What needs to be done: For the entries that follow, tally the lines holding the string "this". Give the total and nothing else.

Provided records:
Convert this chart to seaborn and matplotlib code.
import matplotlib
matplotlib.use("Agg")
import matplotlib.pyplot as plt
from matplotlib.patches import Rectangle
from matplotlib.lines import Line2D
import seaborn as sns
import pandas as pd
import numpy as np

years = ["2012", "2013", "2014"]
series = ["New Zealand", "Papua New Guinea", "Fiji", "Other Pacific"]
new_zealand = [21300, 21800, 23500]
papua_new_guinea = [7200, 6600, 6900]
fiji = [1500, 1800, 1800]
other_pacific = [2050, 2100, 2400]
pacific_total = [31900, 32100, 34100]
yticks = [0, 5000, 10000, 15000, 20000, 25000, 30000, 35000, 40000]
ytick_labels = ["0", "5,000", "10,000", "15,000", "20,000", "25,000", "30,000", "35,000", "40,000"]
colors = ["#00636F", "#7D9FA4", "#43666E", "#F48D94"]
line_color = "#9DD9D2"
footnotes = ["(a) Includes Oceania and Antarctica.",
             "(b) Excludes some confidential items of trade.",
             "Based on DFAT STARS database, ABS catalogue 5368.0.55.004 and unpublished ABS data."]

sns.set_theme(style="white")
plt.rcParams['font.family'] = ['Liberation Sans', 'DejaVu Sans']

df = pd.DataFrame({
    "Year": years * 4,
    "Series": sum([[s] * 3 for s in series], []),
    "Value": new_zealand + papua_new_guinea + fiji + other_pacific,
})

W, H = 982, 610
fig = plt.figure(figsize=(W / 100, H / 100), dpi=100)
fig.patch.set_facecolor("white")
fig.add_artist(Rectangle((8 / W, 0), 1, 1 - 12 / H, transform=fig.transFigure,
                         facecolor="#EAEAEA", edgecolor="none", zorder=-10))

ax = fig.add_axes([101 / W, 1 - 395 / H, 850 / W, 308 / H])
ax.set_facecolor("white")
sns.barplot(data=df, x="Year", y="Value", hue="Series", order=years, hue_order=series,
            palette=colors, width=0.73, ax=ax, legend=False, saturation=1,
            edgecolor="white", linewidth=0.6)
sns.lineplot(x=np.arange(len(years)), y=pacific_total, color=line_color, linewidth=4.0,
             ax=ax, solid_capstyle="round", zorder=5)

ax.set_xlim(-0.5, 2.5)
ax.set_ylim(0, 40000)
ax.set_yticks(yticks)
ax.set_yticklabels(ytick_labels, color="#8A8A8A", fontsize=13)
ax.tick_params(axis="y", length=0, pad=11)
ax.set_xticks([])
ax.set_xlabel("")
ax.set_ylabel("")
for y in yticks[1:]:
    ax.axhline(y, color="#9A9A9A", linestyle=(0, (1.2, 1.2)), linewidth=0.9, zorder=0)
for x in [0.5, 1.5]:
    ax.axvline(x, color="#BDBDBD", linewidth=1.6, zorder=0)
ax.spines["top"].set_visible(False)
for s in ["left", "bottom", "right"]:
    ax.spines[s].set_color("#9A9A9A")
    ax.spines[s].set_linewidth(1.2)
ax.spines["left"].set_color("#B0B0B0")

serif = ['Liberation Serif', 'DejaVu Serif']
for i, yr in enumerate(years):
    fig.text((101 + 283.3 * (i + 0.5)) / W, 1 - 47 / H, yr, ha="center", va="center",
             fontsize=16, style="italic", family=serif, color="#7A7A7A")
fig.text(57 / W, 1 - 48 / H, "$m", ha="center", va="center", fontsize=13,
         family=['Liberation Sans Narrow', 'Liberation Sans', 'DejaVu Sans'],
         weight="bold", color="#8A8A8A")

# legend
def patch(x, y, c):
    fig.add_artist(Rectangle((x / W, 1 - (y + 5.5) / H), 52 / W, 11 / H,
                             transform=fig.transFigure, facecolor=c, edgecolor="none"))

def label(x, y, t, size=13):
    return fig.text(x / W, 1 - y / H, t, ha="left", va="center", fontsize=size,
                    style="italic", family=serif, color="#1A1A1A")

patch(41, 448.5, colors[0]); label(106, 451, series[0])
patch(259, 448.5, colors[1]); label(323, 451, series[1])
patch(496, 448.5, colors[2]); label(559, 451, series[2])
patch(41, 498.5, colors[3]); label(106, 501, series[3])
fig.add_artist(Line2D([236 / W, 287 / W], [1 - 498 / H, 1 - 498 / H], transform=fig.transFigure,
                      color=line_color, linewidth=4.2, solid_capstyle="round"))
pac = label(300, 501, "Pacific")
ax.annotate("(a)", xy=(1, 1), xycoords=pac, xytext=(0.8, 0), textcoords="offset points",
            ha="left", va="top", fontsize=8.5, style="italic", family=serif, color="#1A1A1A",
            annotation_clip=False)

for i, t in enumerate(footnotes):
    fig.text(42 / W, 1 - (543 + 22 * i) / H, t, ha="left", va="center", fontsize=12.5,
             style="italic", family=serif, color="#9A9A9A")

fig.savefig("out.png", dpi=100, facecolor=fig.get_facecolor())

---

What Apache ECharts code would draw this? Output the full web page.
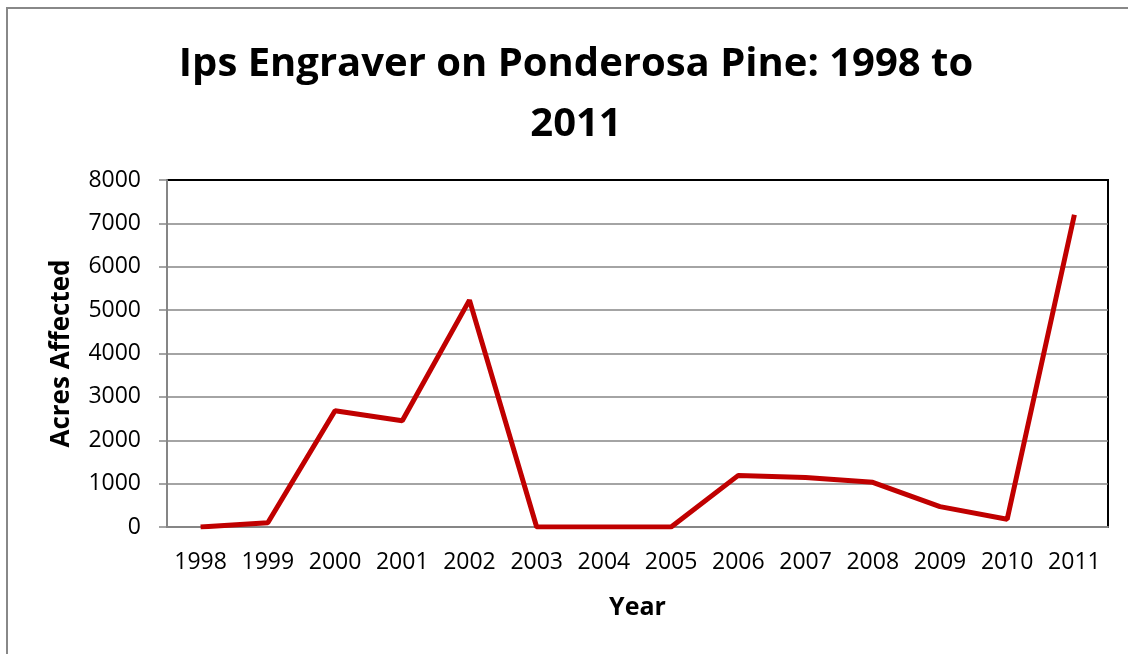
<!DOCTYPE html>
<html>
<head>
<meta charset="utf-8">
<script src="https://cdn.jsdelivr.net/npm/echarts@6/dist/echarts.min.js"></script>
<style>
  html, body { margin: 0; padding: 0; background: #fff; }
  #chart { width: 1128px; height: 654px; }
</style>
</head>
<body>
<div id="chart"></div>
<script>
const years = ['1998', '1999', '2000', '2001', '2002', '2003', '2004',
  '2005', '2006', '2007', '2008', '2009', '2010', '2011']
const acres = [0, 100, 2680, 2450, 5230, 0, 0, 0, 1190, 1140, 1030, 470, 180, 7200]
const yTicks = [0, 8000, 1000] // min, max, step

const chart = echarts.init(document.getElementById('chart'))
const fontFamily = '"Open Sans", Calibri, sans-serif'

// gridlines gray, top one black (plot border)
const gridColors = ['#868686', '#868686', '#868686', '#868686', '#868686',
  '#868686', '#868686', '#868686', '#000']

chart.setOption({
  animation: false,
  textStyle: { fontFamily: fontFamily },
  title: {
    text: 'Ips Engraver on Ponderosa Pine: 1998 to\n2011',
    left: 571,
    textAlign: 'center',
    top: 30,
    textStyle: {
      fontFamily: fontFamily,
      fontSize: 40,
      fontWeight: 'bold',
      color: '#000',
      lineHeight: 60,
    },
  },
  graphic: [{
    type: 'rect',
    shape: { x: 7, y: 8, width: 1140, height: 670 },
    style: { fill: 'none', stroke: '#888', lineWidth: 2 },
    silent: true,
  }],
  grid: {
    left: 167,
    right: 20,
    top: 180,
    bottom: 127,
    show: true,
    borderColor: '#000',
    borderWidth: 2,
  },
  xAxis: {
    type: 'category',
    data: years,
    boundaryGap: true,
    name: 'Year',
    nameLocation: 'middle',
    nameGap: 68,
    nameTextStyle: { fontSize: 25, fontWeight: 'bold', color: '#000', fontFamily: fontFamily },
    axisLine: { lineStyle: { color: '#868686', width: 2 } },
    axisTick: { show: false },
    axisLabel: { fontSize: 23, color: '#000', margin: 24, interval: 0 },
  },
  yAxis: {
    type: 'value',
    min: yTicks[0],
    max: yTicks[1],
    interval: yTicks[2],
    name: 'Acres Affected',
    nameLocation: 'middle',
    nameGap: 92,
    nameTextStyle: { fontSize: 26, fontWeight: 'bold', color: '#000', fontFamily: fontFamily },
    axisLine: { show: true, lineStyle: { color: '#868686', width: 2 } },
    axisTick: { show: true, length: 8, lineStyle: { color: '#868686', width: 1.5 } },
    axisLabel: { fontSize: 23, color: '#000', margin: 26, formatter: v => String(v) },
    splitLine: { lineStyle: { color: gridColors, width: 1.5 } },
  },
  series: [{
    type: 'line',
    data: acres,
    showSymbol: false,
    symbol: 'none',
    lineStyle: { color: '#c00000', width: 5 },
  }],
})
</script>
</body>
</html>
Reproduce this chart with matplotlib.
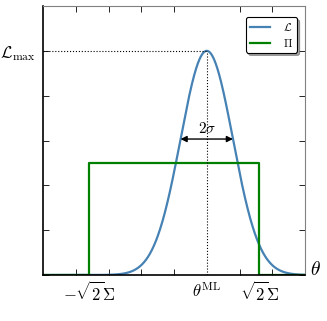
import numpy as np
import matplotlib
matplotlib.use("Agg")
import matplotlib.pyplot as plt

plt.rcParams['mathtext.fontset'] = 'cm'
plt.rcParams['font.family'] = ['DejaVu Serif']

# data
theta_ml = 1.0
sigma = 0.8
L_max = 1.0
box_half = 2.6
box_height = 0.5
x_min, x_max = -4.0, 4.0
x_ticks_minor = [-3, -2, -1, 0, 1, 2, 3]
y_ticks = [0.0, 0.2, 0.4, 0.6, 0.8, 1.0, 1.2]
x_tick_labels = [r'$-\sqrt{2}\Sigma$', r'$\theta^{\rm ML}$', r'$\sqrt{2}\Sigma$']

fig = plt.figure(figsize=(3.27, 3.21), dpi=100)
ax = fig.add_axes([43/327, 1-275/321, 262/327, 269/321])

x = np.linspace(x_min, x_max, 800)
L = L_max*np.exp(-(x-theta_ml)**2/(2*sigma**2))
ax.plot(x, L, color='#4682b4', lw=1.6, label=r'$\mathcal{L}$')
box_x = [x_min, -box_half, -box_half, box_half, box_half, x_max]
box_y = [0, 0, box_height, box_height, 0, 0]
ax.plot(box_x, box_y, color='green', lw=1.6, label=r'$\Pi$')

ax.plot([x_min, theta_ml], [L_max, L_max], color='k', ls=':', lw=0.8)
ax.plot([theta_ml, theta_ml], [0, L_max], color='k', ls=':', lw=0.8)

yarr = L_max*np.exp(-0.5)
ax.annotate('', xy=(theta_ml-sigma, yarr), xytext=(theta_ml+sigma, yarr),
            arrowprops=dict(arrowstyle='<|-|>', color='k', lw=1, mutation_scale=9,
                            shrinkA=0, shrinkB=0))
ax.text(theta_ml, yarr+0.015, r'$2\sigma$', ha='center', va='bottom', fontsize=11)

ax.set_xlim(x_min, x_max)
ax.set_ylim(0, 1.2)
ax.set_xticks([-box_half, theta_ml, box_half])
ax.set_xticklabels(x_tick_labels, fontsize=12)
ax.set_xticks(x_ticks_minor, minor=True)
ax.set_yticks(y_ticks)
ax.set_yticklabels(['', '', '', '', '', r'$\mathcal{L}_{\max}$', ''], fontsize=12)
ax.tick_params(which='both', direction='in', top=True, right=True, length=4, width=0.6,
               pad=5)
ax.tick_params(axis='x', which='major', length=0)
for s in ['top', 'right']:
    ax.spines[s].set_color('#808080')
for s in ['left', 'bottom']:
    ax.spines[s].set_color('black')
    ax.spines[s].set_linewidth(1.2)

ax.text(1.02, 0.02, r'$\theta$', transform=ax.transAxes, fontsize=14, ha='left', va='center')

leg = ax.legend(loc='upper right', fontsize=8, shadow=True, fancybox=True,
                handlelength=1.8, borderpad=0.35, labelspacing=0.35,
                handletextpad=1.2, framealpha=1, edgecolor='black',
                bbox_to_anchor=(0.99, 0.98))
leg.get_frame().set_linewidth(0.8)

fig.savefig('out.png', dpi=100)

--

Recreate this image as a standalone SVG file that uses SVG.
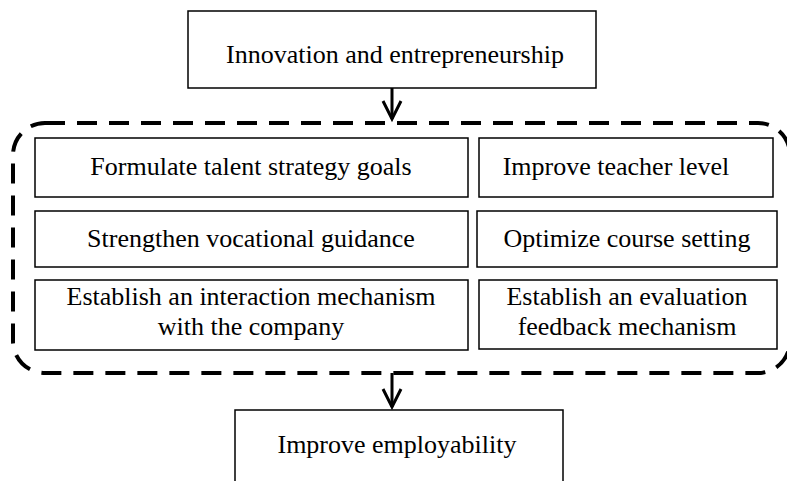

Problem solution: 4